SnpEff adds ANN fields to the vcf-file entries that explain the effect of the variant.

Note

If you are unable to do the annotation, you can download an annotated vcf-file from Downloads.

10.6.4. Example

Lets look at one entry from the original vcf-file and the annotated one. We are only interested in the 8th column, which contains information regarding the variant. SnpEff will add fields here :

# evolved-6.freebayes.filtered.vcf (the original), column 8
AB=0.5;ABP=3.0103;AC=1;AF=0.5;AN=2;AO=56;CIGAR=1X;DP=112;DPB=112;DPRA=0;EPP=3.16541;EPPR=3.16541;GTI=0;LEN=1;MEANALT=1;MQM=42;MQMR=42;NS=1;NUMALT=1;ODDS=331.872;PAIRED=1;PAIREDR=1;PAO=0;PQA=0;PQR=0;PRO=0;QA=2128;QR=2154;RO=56;RPL=35;RPP=10.6105;RPPR=3.63072;RPR=21;RUN=1;SAF=30;SAP=3.63072;SAR=26;SRF=31;SRP=4.40625;SRR=25;TYPE=snp

# evolved-6.freebayes.filtered.anno.vcf, column 8
AB=0.5;ABP=3.0103;AC=1;AF=0.5;AN=2;AO=56;CIGAR=1X;DP=112;DPB=112;DPRA=0;EPP=3.16541;EPPR=3.16541;GTI=0;LEN=1;MEANALT=1;MQM=42;MQMR=42;NS=1;NUMALT=1;ODDS=331.872;PAIRED=1;PAIREDR=1;PAO=0;PQA=0;PQR=0;PRO=0;QA=2128;QR=2154;RO=56;RPL=35;RPP=10.6105;RPPR=3.63072;RPR=21;RUN=1;SAF=30;SAP=3.63072;SAR=26;SRF=31;SRP=4.40625;SRR=25;TYPE=snp;ANN=T|missense_variant|MODERATE|CDS_NODE_40_length_1292_cov_29.5267_1_1292|GENE_CDS_NODE_40_length_1292_cov_29.5267_1_1292|transcript|TRANSCRIPT_CDS_NODE_40_length_1292_cov_29.5267_1_1292|protein_coding|1/1|c.664T>A|p.Ser222Thr|664/1292|664/1292|222/429||WARNING_TRANSCRIPT_INCOMPLETE,T|intragenic_variant|MODIFIER|GENE_NODE_40_length_1292_cov_29.5267_1_1292|GENE_NODE_40_length_1292_cov_29.5267_1_1292|gene_variant|GENE_NODE_40_length_1292_cov_29.5267_1_1292|||n.629A>T||||||

When expecting the second entry, we find that SnpEff added annotation information starting with ANN=T|missense_variant|.... If we look a bit more closely we find that the variant results in a amino acid change from a threonine to a serine (c.664T>A|p.Ser222Thr). The codon for serine is TCN and for threonine is ACN, so the variant in the first nucleotide of the codon made the amino acid change.

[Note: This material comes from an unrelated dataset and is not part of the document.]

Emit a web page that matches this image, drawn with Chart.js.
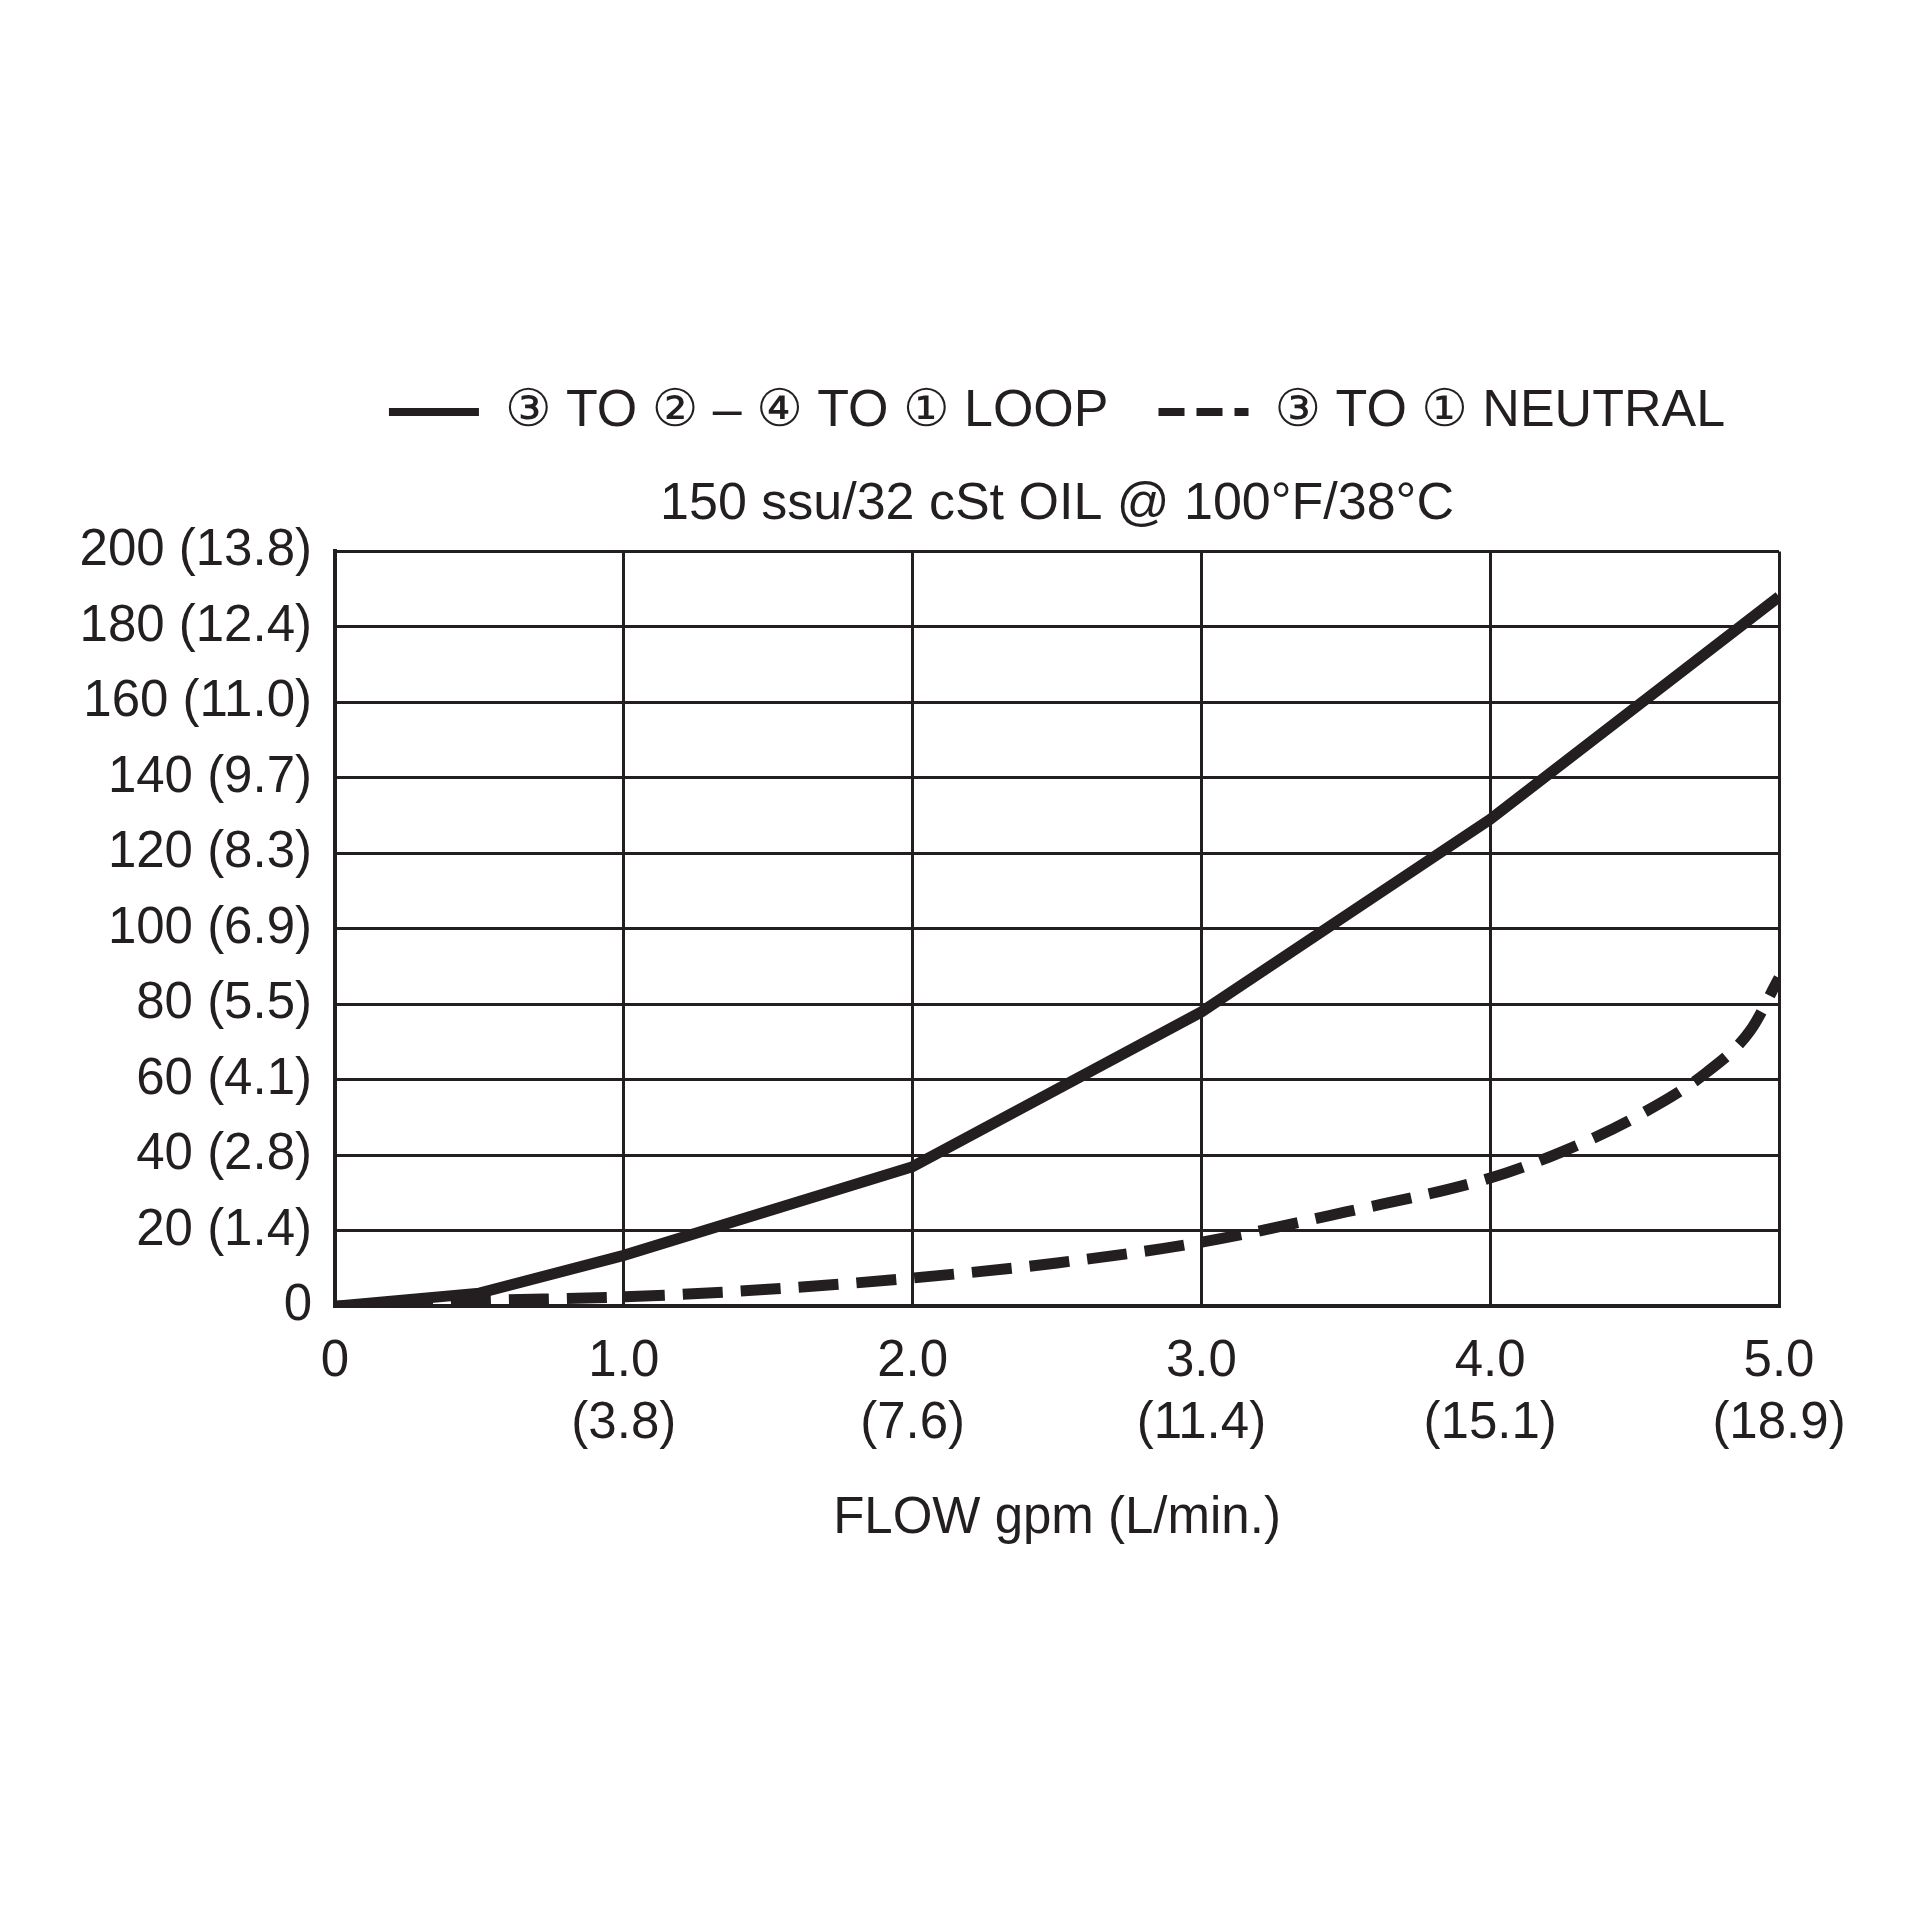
<!DOCTYPE html>
<html>
<head>
<meta charset="utf-8">
<title>Pressure drop vs flow</title>
<script src="https://cdn.jsdelivr.net/npm/chart.js@4.4.0/dist/chart.umd.min.js"></script>
<style>
    html, body { margin: 0; padding: 0; background: #ffffff; }
    #wrap { width: 1920px; height: 1920px; }
</style>
</head>
<body>
<div id="wrap"><canvas id="flowChart" width="1920" height="1920"></canvas></div>
<script>
// Axis ticks and labels
const flowTicks = [0, 1, 2, 3, 4, 5];
const gpmLabels = ['0', '1.0', '2.0', '3.0', '4.0', '5.0'];
const lpmLabels = ['', '(3.8)', '(7.6)', '(11.4)', '(15.1)', '(18.9)'];

const psiTicks = [0, 20, 40, 60, 80, 100, 120, 140, 160, 180, 200];
const psiLabels = ['0', '20', '40', '60', '80', '100', '120', '140', '160', '180', '200'];
const barLabels = ['', '(1.4)', '(2.8)', '(4.1)', '(5.5)', '(6.9)', '(8.3)', '(9.7)', '(11.0)', '(12.4)', '(13.8)'];

// Series
const loopFlow = [0, 0.5, 1.0, 2.0, 3.0, 4.0, 5.0];
const loopPressure = [0, 3.5, 13.5, 37, 78, 129, 188];

const neutralFlow = [0, 0.5, 1.0, 1.5, 2.0, 2.5, 3.0, 3.5, 4.0, 4.25, 4.5, 4.75, 4.9, 5.0];
const neutralPressure = [0, 1.5, 2.5, 4.5, 7.5, 11.5, 17, 25, 34, 41, 50, 62, 73, 87];

const ink = '#231f20';
const fontFamily = '"Liberation Sans", "DejaVu Sans", Arial, sans-serif';

const toPoints = (xs, ys) => xs.map((x, i) => ({ x: x, y: ys[i] }));

const canvas = document.getElementById('flowChart');

new Chart(canvas.getContext('2d'), {
    type: 'line',
    data: {
        datasets: [{
            label: '\u2462 TO \u2461 \u2013 \u2463 TO \u2460 LOOP',
            data: toPoints(loopFlow, loopPressure),
            borderColor: ink,
            backgroundColor: ink,
            borderWidth: 11,
            pointRadius: 0,
            tension: 0,
            fill: false
        }, {
            label: '\u2462 TO \u2460 NEUTRAL',
            data: toPoints(neutralFlow, neutralPressure),
            borderColor: ink,
            backgroundColor: ink,
            borderWidth: 11,
            borderDash: [40, 18],
            pointRadius: 0,
            cubicInterpolationMode: 'monotone',
            fill: false
        }]
    },
    options: {
        responsive: false,
        animation: false,
        layout: { padding: { left: 80, right: 141, top: 336, bottom: 370 } },
        plugins: {
            legend: {
                position: 'top',
                weight: 3000,
                fullSize: false,
                labels: {
                    usePointStyle: true,
                    pointStyle: 'line',
                    pointStyleWidth: 90,
                    padding: 50,
                    color: ink,
                    font: { family: fontFamily, size: 52 },
                    generateLabels: (chart) => {
                        const items = Chart.defaults.plugins.legend.labels.generateLabels(chart);
                        items.forEach((item, i) => {
                            item.lineWidth = 8;
                            item.lineDash = i === 1 ? [26, 12] : [];
                        });
                        return items;
                    }
                }
            },
            title: {
                display: true,
                fullSize: false,
                text: '150 ssu/32 cSt OIL @ 100\u00b0F/38\u00b0C',
                color: ink,
                font: { family: fontFamily, size: 52, weight: 'normal' },
                padding: { top: 25, bottom: 16 }
            },
            tooltip: { enabled: false }
        },
        scales: {
            x: {
                type: 'linear',
                min: 0,
                max: 5,
                ticks: {
                    stepSize: 1,
                    autoSkip: false,
                    maxRotation: 0,
                    padding: 24,
                    color: ink,
                    font: { family: fontFamily, size: 51, lineHeight: 1.22 },
                    callback: (value) => {
                        const i = flowTicks.indexOf(value);
                        if (i < 0) return '';
                        return lpmLabels[i] ? [gpmLabels[i], lpmLabels[i]] : gpmLabels[i];
                    }
                },
                grid: { color: ink, lineWidth: 3, drawTicks: false },
                border: { color: ink, width: 4 },
                title: {
                    display: true,
                    text: 'FLOW gpm (L/min.)',
                    color: ink,
                    font: { family: fontFamily, size: 51, lineHeight: 1.22 },
                    padding: { top: 9, bottom: 0 }
                }
            },
            y: {
                min: 0,
                max: 200,
                afterFit: (scale) => { scale.width = 255; },
                ticks: {
                    stepSize: 20,
                    padding: 23,
                    color: ink,
                    font: { family: fontFamily, size: 51 },
                    callback: (value) => {
                        const i = psiTicks.indexOf(value);
                        if (i < 0) return '';
                        return barLabels[i] ? psiLabels[i] + ' ' + barLabels[i] : psiLabels[i];
                    }
                },
                grid: { color: ink, lineWidth: 3, drawTicks: false },
                border: { color: ink, width: 4 }
            }
        }
    }
});
</script>
</body>
</html>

A quick protein BLAST of the CDS sequence where the variant was found (extracted from the genes.gff.gz) shows that the closest hit is a translation elongation factor from a species called Candida dubliniensis another fungi.

../_images/blast.png

Fig. 10.2 Results of a BLAST search of the CDS.